(Plotting code records)
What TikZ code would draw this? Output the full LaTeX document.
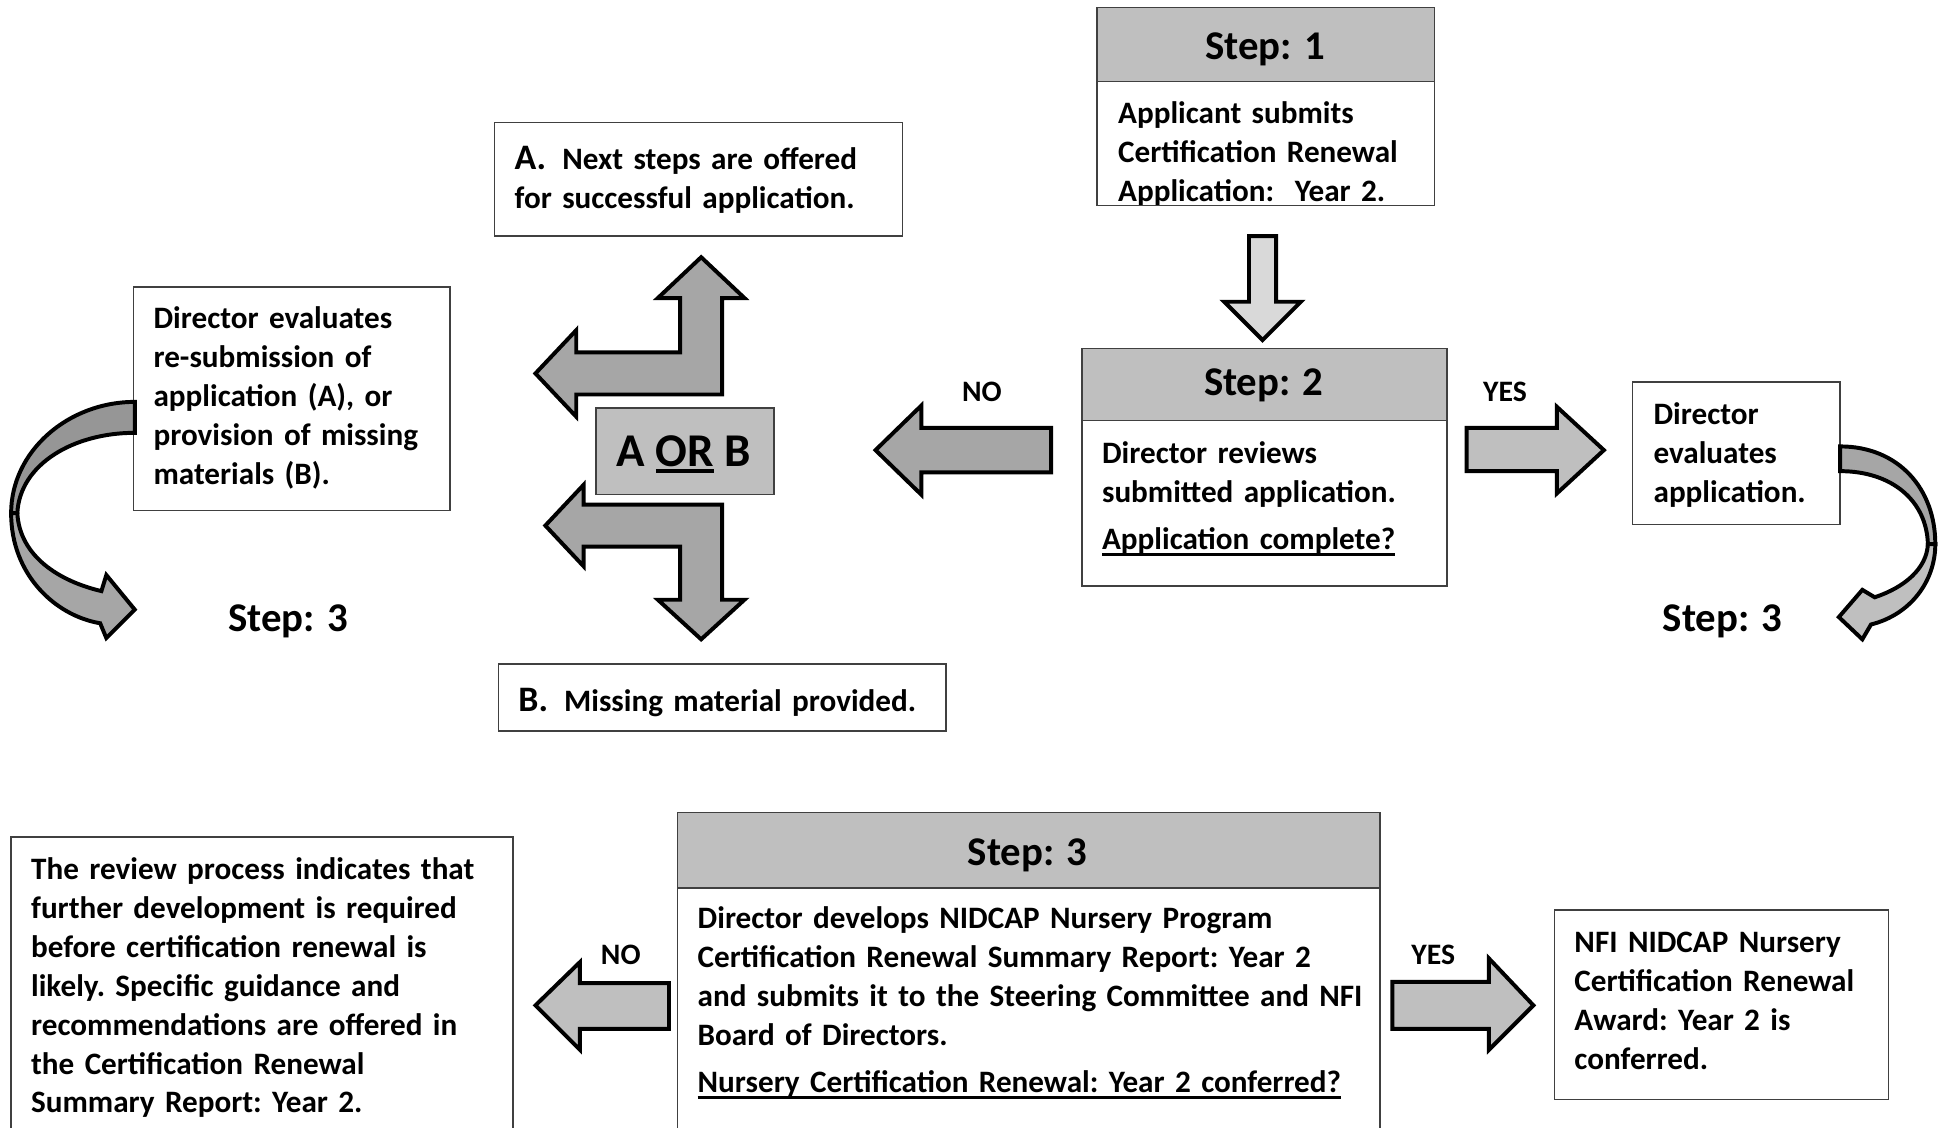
\documentclass[tikz,border=0pt]{standalone}
\usepackage{fontspec}
\setmainfont{Carlito}
\usetikzlibrary{fit}
\definecolor{hdrgray}{HTML}{BFBFBF}
\definecolor{arrdark}{HTML}{A6A6A6}
\definecolor{arrlight}{HTML}{BFBFBF}
\definecolor{arrpale}{HTML}{D9D9D9}
\definecolor{curvedark}{HTML}{969696}
\definecolor{boxline}{HTML}{404040}
\newcommand\bodyfont{\fontsize{25.2}{31.5}\selectfont\bfseries\frenchspacing}
\newcommand\headfont{\fontsize{33}{40}\selectfont\bfseries}
\newcommand\aobfont{\fontsize{38}{44}\selectfont\bfseries}
\newcommand\lblfont{\fontsize{24}{30}\selectfont\bfseries}
\newcommand\letfont{\fontsize{29}{31.5}\selectfont\bfseries}
\newsavebox\ulbox
\newcommand\ulx[1]{\leavevmode\sbox\ulbox{#1}\rlap{\rule[-5.5pt]{\wd\ulbox}{2.9pt}}\usebox\ulbox}
\tikzset{
  box/.style={draw=boxline, line width=1.2pt, fill=white, inner sep=0pt},
  hdr/.style={box, fill=hdrgray},
  blk/.style={draw=black, line width=3.2pt, line join=miter},
  txt/.style={anchor=base west, align=left, inner sep=0pt, text width=620pt, font=\bodyfont},
  lbl/.style={anchor=base, inner sep=0pt, font=\lblfont},
  headtxt/.style={anchor=base, inner sep=0pt, font=\headfont},
}
\begin{document}
\begin{tikzpicture}[x=1pt,y=-1pt]
\useasboundingbox (0,0) rectangle (1568,912);
\clip (0,0) rectangle (1568,912);
\fill[white] (0,0) rectangle (1568,912);

% ---------- boxes ----------
\node[hdr, fit={(887,6) (1160,66)}] (s1h) {};
\node[box, fit={(887,66) (1160,166)}] (s1b) {};
\node[hdr, fit={(875,282) (1170,340)}] (s2h) {};
\node[box, fit={(875,340) (1170,474)}] (s2b) {};
\node[box, fit={(400,99) (730,191)}] (abox) {};
\node[box, fit={(403,537) (765,591)}] (bbox) {};
\node[box, fit={(108,232) (364,413)}] (lbox) {};
\node[box, fit={(1320,309) (1488,424)}] (ebox) {};
\node[hdr, fit={(482,330) (626,400)}] (aob) {};
\node[hdr, fit={(548,657) (1116,718)}] (s3h) {};
\node[box, fit={(548,718) (1116,940)}] (s3b) {};
\node[box, fit={(9,677) (415,940)}] (blbox) {};
\node[box, fit={(1257,736) (1527,889)}] (brbox) {};

% ---------- block arrows ----------
% Step 1 -> Step 2
\draw[blk, fill=arrpale] (1010,191) -- (1032,191) -- (1032,244) -- (1052,244) -- (1021,275) -- (990,244) -- (1010,244) -- cycle;
% Step 2 NO
\draw[blk, fill=arrdark] (850,346) -- (745,346) -- (745,328) -- (708,364) -- (745,400) -- (745,382) -- (850,382) -- cycle;
% Step 2 YES
\draw[blk, fill=arrlight] (1186,346) -- (1259,346) -- (1259,329) -- (1297,364) -- (1259,399) -- (1259,381) -- (1186,381) -- cycle;
% upper bent arrow (left / up)
\draw[blk, fill=arrdark] (433,302) -- (466,267) -- (466,285) -- (550,285) -- (550,241) -- (532,241) -- (567,208) -- (602,241) -- (584,241) -- (584,319) -- (466,319) -- (466,337) -- cycle;
% lower bent arrow (left / down)
\draw[blk, fill=arrdark] (441,425) -- (472,392) -- (472,408) -- (584,408) -- (584,485) -- (602,485) -- (567,517) -- (532,485) -- (550,485) -- (550,442) -- (472,442) -- (472,458) -- cycle;
% Step 3 NO
\draw[blk, fill=arrlight] (541,795) -- (469,795) -- (469,778) -- (433,813) -- (469,849) -- (469,832) -- (541,832) -- cycle;
% Step 3 YES
\draw[blk, fill=arrlight] (1126,794) -- (1204,794) -- (1204,775) -- (1240,813) -- (1204,849) -- (1204,832) -- (1126,832) -- cycle;

% ---------- curved arrows ----------
% right
\draw[blk, fill=arrdark] (1488,361) .. controls (1535,361) and (1565,395) .. (1565,440) -- (1559,440) .. controls (1558,405) and (1530,381) .. (1488,381) -- cycle;
\draw[blk, fill=arrlight] (1565,440) .. controls (1565,470) and (1545,497) .. (1513,505) -- (1506,517) -- (1487,499) -- (1506,477) -- (1516,483) .. controls (1540,475) and (1558,460) .. (1559,440) -- cycle;
% left
\draw[blk, fill=curvedark] (109,325) .. controls (55,325) and (9,365) .. (9,415) -- (14,415) .. controls (16,375) and (60,350) .. (109,350) -- cycle;
\draw[blk, fill=arrdark] (9,415) .. controls (9,465) and (45,498) .. (81,504) -- (86,516) -- (109,493) -- (86,465) -- (82,478) .. controls (48,470) and (16,450) .. (14,415) -- cycle;

% ---------- texts ----------
\node[headtxt] (s1l) at (1023,48) {Step: 1};
\begin{scope}
\clip (887,66) rectangle (1160,165);
\node[txt] (s1t) at (904,100) {Applicant submits\\Certification Renewal\\Application:\ \ Year 2.};
\end{scope}
\node[headtxt] (s2l) at (1022,320) {Step: 2};
\node[txt] (s2t) at (891,375) {Director reviews\\submitted application.\\[6.5pt]\ulx{Application complete?}};
\node[lbl] (no1) at (794,325) {NO};
\node[lbl] (yes1) at (1217,325) {YES};
\node[txt] (at) at (416,137) {{\letfont A.}\hspace{13pt}Next steps are offered\\for successful application.};
\node[txt] (bt) at (419,575) {{\letfont B.}\hspace{13pt}Missing material provided.};
\node[anchor=base, inner sep=0pt, font=\aobfont] (aobt) at (553,377) {A \ulx{OR} B};
\node[txt] (lt) at (124,266) {Director evaluates\\re-submission of\\application (A), or\\provision of missing\\materials (B).};
\node[txt] (et) at (1337,343) {Director\\evaluates\\application.};
\node[headtxt] (st3l) at (233,511) {Step: 3};
\node[headtxt] (st3r) at (1393,511) {Step: 3};
\node[headtxt] (s3l) at (831,700) {Step: 3};
\node[txt] (s3t) at (564,751) {Director develops NIDCAP Nursery Program\\Certification Renewal Summary Report: Year 2\\and submits it to the Steering Committee and NFI\\Board of Directors.\\[6.5pt]\ulx{Nursery Certification Renewal: Year 2 conferred?}};
\node[lbl] (no2) at (502,780) {NO};
\node[lbl] (yes2) at (1159,780) {YES};
\node[txt] (blt) at (25,711) {The review process indicates that\\further development is required\\before certification renewal is\\likely. Specific guidance and\\recommendations are offered in\\the Certification Renewal\\Summary Report: Year 2.};
\node[txt] (brt) at (1273,770) {NFI NIDCAP Nursery\\Certification Renewal\\Award: Year 2 is\\conferred.};
\end{tikzpicture}
\end{document}
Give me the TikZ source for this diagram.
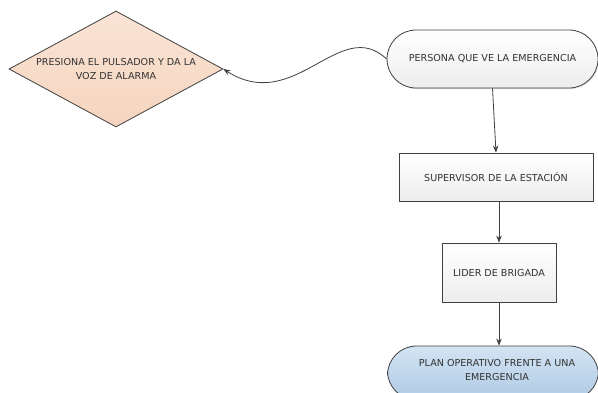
\documentclass[tikz,border=0pt]{standalone}
\usepackage{fontspec}
\setmainfont{DejaVu Sans}
\usetikzlibrary{shapes.geometric,arrows.meta,shadows}
\definecolor{edge}{HTML}{404040}
\definecolor{peachTop}{HTML}{FAE4D6}
\definecolor{peachBot}{HTML}{F5D4BE}
\definecolor{greyTop}{HTML}{FFFFFF}
\definecolor{greyBot}{HTML}{EDEDED}
\definecolor{blueTop}{HTML}{D3E3F3}
\definecolor{blueBot}{HTML}{AFCBE5}
\tikzset{
  txt/.style={font=\fontsize{9.6}{13.5}\selectfont, text=black!80, align=center},
  base/.style={txt, draw=edge, line width=0.8pt, inner sep=0pt},
  decision/.style={base, diamond, minimum width=214pt, minimum height=116pt,
    top color=peachTop, bottom color=peachBot},
  terminal/.style={base, rounded corners=29pt, minimum width=211pt, minimum height=58pt,
    top color=greyTop, bottom color=greyBot},
  process/.style={base, minimum height=48pt, top color=greyTop, bottom color=greyBot,
    drop shadow={opacity=0.25, shadow xshift=1pt, shadow yshift=-1pt}},
  flow/.style={draw=edge, line width=0.8pt, -{Stealth[length=7pt,width=5.5pt]}}
}
\begin{document}
\begin{tikzpicture}[x=1pt,y=-1pt]
  \useasboundingbox (0,0) rectangle (598,392);
  \clip (0,0) rectangle (598,392);
  % decision
  \node[decision] (alarm) at (116,69) {};
  \node[txt] (alarmtxt) at (116,69) {PRESIONA EL PULSADOR Y DA LA\\VOZ DE ALARMA};
  % start terminal
  \node[terminal, drop shadow={opacity=0.25, shadow xshift=1pt, shadow yshift=-1pt}] (person) at (492.5,59) {PERSONA QUE VE LA EMERGENCIA};
  % process steps
  \node[process, minimum width=194pt] (super) at (496,177) {SUPERVISOR DE LA ESTACIÓN};
  \node[process, minimum width=114pt, minimum height=59pt] (lider) at (499,272.5) {LIDER DE BRIGADA};
  % end terminal
  \node[terminal, top color=blueTop, bottom color=blueBot, minimum height=54pt] (plan) at (493,373) {};
  \node[txt] (plantxt) at (497,370) {PLAN OPERATIVO FRENTE A UNA\\EMERGENCIA};
  % connectors
  \draw[flow] (person.west) .. controls (340,15) and (295,115) .. (alarm.east);
  \draw[flow] (person.south) -- (super.north);
  \draw[flow] (super.south -| lider.north) -- (lider.north);
  \draw[flow] (lider.south) -- (plan.north -| lider.south);
\end{tikzpicture}
\end{document}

**Stated task**. Check every line of the data above for the string "this", and copy those that have it.

**Answer to the task**.
What TikZ code would draw this? Output the full LaTeX document.
Give me the TikZ source for this diagram.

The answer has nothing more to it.